While the world building was lacking in this book (Maas introduces readers to a lot of information with minimal background knowledge), Maas made up for it was exemplary storytelling and writing skills. The story itself is full of suspense and thrilling moments,which keeps you turning the pages – until you (sadly) reach the last page and have nowhere to go but the bookstore (because you need Crown of Midnight).

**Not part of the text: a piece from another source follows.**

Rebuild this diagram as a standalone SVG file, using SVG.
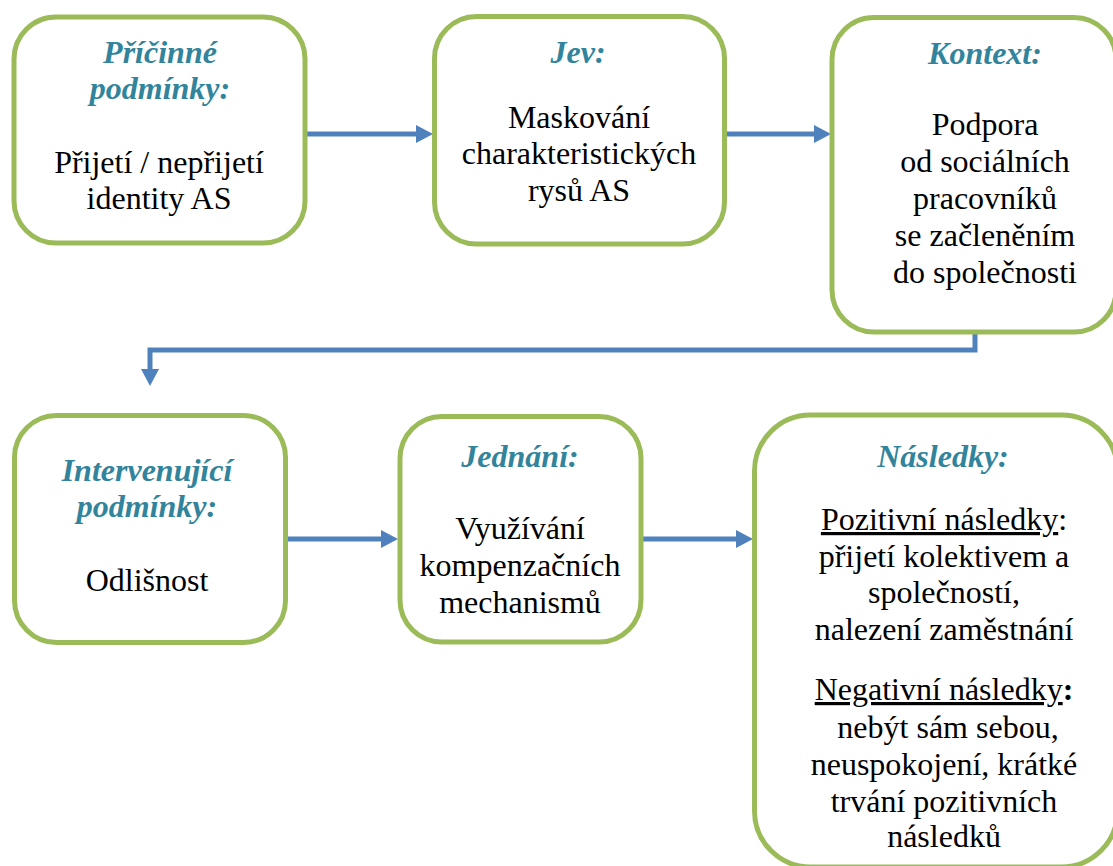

“You could rattle the stars,” she whispered. “You could do anything, if only you dared. And deep down, you know it, too. That’s what scares you most.” – Sarah J Maas, Throne of Glass
Next, Throne of Glass introduces readers to several integral characters in this tale (though not all), including Celaena Sardothien, Dorian Havillard, Chaol Westfall, Nehemia Ytger, Duke Perrington, and the King of Adarlan. Celaena is the young assassin – who was known to most as Adarlan’s Assassin before her capture and imprisonment at Endovier. Trained from childhood to become an assassin, she was betrayed by her master and imprisoned in the salt mines of Endovier with the expectation that she would die – but after surviving a grueling year, she is offered an opportunity to participate in the competition to become the King’s Champion, sponsored by Prince Dorian Havillard himself. If she wins, she would be an assassin in service to the King of Adarlan for four years. But then she will be granted her freedom and a full pardon. Celaena is an intriguing protagonist – she is vulnerable yet dangerous, independent yet yearning for affection and friendship. Yet she has also built a wall around herself and her true nature, and is untrusting of those who would befriend her – namely Dorian, Chaol, and Nehemia. Dorian is the naive, foolhardy eldest son of the King of Adarlan, and therefore Celaena’s enemy. But when he chooses Celaena to be his contender for the competition to become his father’s champion, he forces the two of them into an uneasy partnership. The Dorian in this book is, just as I said, naive – he is a real lady’s man, and is utterly blind to the true nature of those around him. He is, however, balanced by his stoic and wary best friend, the Captain of his father’s guard, Chaol Westfall. Chaol is very wary of Celaena throughout the book because he knows very well how big a threat she is, but he trains her and guards her out of loyalty to Dorian – a character trait he maintains throughout the series. Finally – Nehemia. She is a princess of the kingdom of Eyllwe, who have entered an uneasy truce with Adarlan to avoid outright slaughter. She is clever and deceptive, and is a very strong-willed person who refuses to be looked down upon. She and Celaena become quick friends, though neither are willing to reveal all their secrets.
“We all bear scars,… Mine just happen to be more visible than most.” – Sarah J Maas, Throne of Glass
Finally, let’s talk a bit more about Celaena, because she is a heroine who deserves more than she often gets from this community. As I said, in Throne of Glass she is an intriguing protagonist – she is vulnerable yet dangerous, independent yet yearning for affection and friendship. Yet she has also built a wall around herself and her true nature, and is untrusting of those who would befriend her – namely Dorian, Chaol, and Nehemia. She is also vain, arrogant, and over confident – something that hasn’t endeared her to all readers. Yet that is exactly what has always endeared her to me – the fact that, despite the hardships and traumas she has faced (and overcome) she is still strong. Instead of drowning in self-pity (which, don’t get me wrong, she had every right to do, given her past), she decided to stand up, square her shoulders and survive.
Overall, as is probably evident, Throne of Glass holds a very special place in my heart, and I adore it through and through. I do recognize that it is not without its problems, and is (unfortunately) disconnected from the later books in the series (as is Crown of Midnight). Despite this, the storytelling and characters make this an unforgettable read (4/5).